# Written exercise
Only the lines from the top of the listing below to the line that has "const BAR_COLOR = '#737477';" should be echoed, with both ends kept and pictures left out.

# Supplied material

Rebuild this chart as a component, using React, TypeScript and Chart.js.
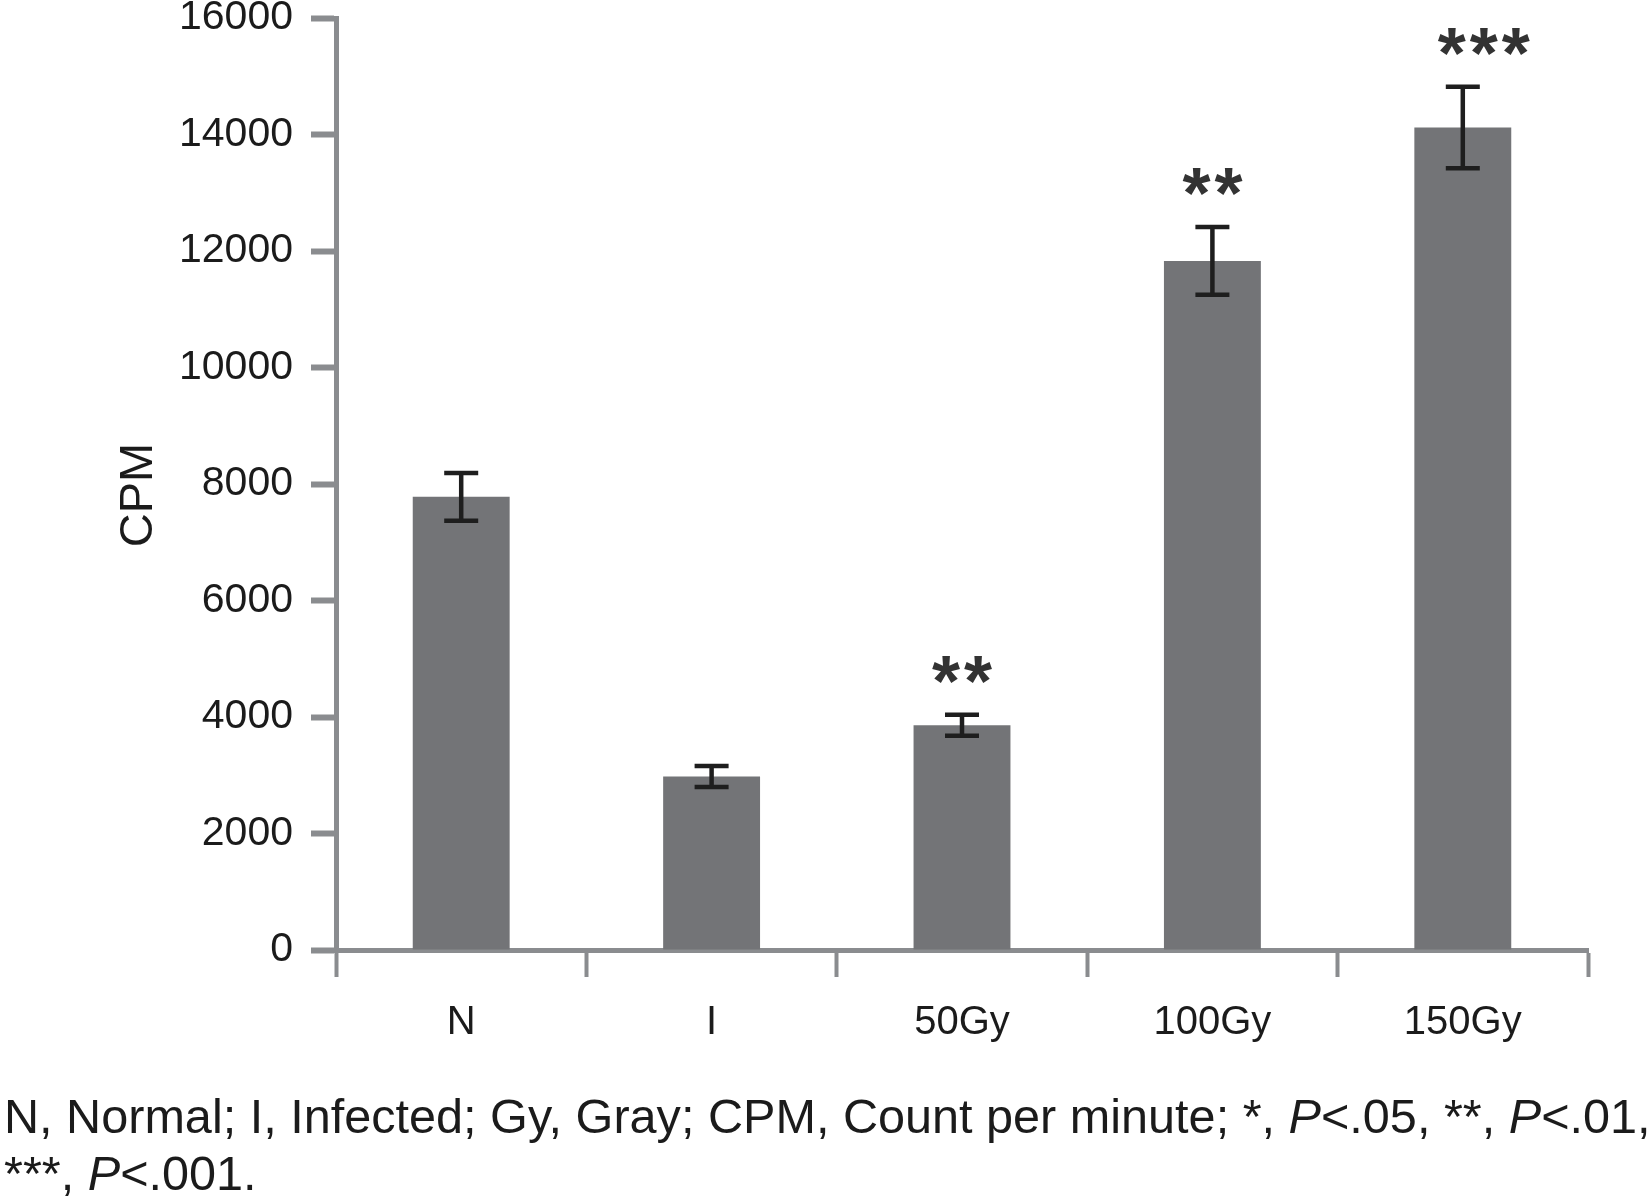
import React, { useEffect, useRef } from 'react';
import { Chart, registerables } from 'chart.js';

Chart.register(...registerables);

// ---- data ----
const categories = ['N', 'I', '50Gy', '100Gy', '150Gy'];
const cpmMeans = [7780, 2980, 3860, 11830, 14120];
const cpmErrors = [410, 180, 180, 580, 700];
const significance = ['', '', '**', '**', '***'];
const yMin = 0;
const yMax = 16000;
const yStep = 2000;
const yAxisTitle = 'CPM';
// caption segments: [text, italic]
const captionLine1: [string, boolean][] = [
  ['N, Normal; I, Infected; Gy, Gray; CPM, Count per minute; *, ', false],
  ['P', true],
  ['<.05, **, ', false],
  ['P', true],
  ['<.01,', false],
];
const captionLine2: [string, boolean][] = [
  ['***, ', false],
  ['P', true],
  ['<.001.', false],
];

const FONT = '"Liberation Sans", Arial, Helvetica, sans-serif';
const AXIS_COLOR = '#8a8c8f';
const TEXT_COLOR = '#1b1b1b';
const BAR_COLOR = '#737477';

const errorBarPlugin = {
  id: 'errorBarsAndStars',
  afterDatasetsDraw(chart: any) {
    const meta = chart.getDatasetMeta(0);
    const y = chart.scales.y;
    const ctx = chart.ctx;
    ctx.save();
    ctx.strokeStyle = '#1e1e1e';
    ctx.lineWidth = 4.5;
    ctx.lineCap = 'butt';
    meta.data.forEach((bar: any, i: number) => {
      const x = bar.x;
      const top = y.getPixelForValue(cpmMeans[i] + cpmErrors[i]);
      const bot = y.getPixelForValue(cpmMeans[i] - cpmErrors[i]);
      const half = 17;
      ctx.beginPath();
      ctx.moveTo(x, top);
      ctx.lineTo(x, bot);
      ctx.moveTo(x - half, top);
      ctx.lineTo(x + half, top);
      ctx.moveTo(x - half, bot);
      ctx.lineTo(x + half, bot);
      ctx.stroke();
      const sig = significance[i];
      if (sig) {
        const size = 72;
        ctx.font = `bold ${size}px ${FONT}`;
        (ctx as any).letterSpacing = '4px';
        ctx.fillStyle = '#333333';
        ctx.textAlign = 'center';
        ctx.textBaseline = 'alphabetic';
        const centerY = top - 50;
        const shift = sig.length >= 3 ? 23 : 2;
        ctx.fillText(sig, x + shift, centerY + 0.573 * size);
        (ctx as any).letterSpacing = '0px';
      }
    });
    ctx.restore();
  },
  afterDraw(chart: any) {
    const ctx = chart.ctx;
    ctx.save();
    ctx.fillStyle = TEXT_COLOR;
    ctx.textAlign = 'left';
    ctx.textBaseline = 'alphabetic';
    const draw = (segs: [string, boolean][], x0: number, yb: number) => {
      let x = x0;
      for (const [t, it] of segs) {
        ctx.font = `${it ? 'italic ' : ''}48.6px ${FONT}`;
        ctx.fillText(t, x, yb);
        x += ctx.measureText(t).width;
      }
    };
    draw(captionLine1, 4, 1133);
    draw(captionLine2, 4, 1190);

    // y-axis title
    const ya = chart.scales.y;
    ctx.save();
    ctx.translate(139, (ya.top + ya.bottom) / 2 + 11);
    ctx.rotate(-Math.PI / 2);
    ctx.font = `47px ${FONT}`;
    ctx.textAlign = 'center';
    ctx.textBaseline = 'middle';
    ctx.fillText(yAxisTitle, 0, 0);
    ctx.restore();
    ctx.restore();
  },
};

export default function App() {
  const ref = useRef<HTMLCanvasElement>(null);
  useEffect(() => {
    if (!ref.current) return;
    const chart = new Chart(ref.current, {
      type: 'bar',
      data: {
        labels: categories,
        datasets: [
          {
            data: cpmMeans,
            backgroundColor: BAR_COLOR,
            borderWidth: 0,
            barPercentage: 0.387,
            categoryPercentage: 1,
          },
        ],
      },
      options: {
        animation: false,
        responsive: false,
        devicePixelRatio: 1,
        layout: { padding: { left: 107, right: 63, top: 18, bottom: 0 } },
        plugins: {
          legend: { display: false },
          tooltip: { enabled: false },
        },
        scales: {
          x: {
            grid: {
              display: true,
              drawOnChartArea: false,
              drawTicks: true,
              tickLength: 27,
              tickWidth: 4,
              tickColor: AXIS_COLOR,
              offset: true,
            },
            border: { display: true, color: AXIS_COLOR, width: 5 },
            ticks: {
              color: TEXT_COLOR,
              font: { family: FONT, size: 40 },
              padding: 22,
              maxRotation: 0,
            },
            afterFit(scale: any) {
              scale.height = 1201 - 950;
              scale.paddingLeft = 0;
              scale.paddingRight = 0;
            },
          },
          y: {
            min: yMin,
            max: yMax,
            ticks: {
              stepSize: yStep,
              color: TEXT_COLOR,
              font: { family: FONT, size: 41 },
              padding: 18,
              callback: (v: any) => String(v),
            },
            grid: {
              display: true,
              drawOnChartArea: false,
              drawTicks: true,
              tickLength: 25,
              tickWidth: 6,
              tickColor: AXIS_COLOR,
            },
            border: { display: true, color: AXIS_COLOR, width: 5 },
            title: { display: false },
            afterFit(scale: any) {
              scale.width = 336 - 107;
              scale.paddingTop = 0;
              scale.paddingBottom = 0;
            },
          },
        },
      },
      plugins: [errorBarPlugin],
    });
    return () => chart.destroy();
  }, []);
  return (
    <div style={{ position: 'absolute', left: 0, top: 0, width: 1651, height: 1201, background: '#fff' }}>
      <canvas ref={ref} width={1651} height={1201} />
    </div>
  );
}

# Solution to this task
Rebuild this chart as a component, using React, TypeScript and Chart.js.
import React, { useEffect, useRef } from 'react';
import { Chart, registerables } from 'chart.js';

Chart.register(...registerables);

// ---- data ----
const categories = ['N', 'I', '50Gy', '100Gy', '150Gy'];
const cpmMeans = [7780, 2980, 3860, 11830, 14120];
const cpmErrors = [410, 180, 180, 580, 700];
const significance = ['', '', '**', '**', '***'];
const yMin = 0;
const yMax = 16000;
const yStep = 2000;
const yAxisTitle = 'CPM';
// caption segments: [text, italic]
const captionLine1: [string, boolean][] = [
  ['N, Normal; I, Infected; Gy, Gray; CPM, Count per minute; *, ', false],
  ['P', true],
  ['<.05, **, ', false],
  ['P', true],
  ['<.01,', false],
];
const captionLine2: [string, boolean][] = [
  ['***, ', false],
  ['P', true],
  ['<.001.', false],
];

const FONT = '"Liberation Sans", Arial, Helvetica, sans-serif';
const AXIS_COLOR = '#8a8c8f';
const TEXT_COLOR = '#1b1b1b';
const BAR_COLOR = '#737477';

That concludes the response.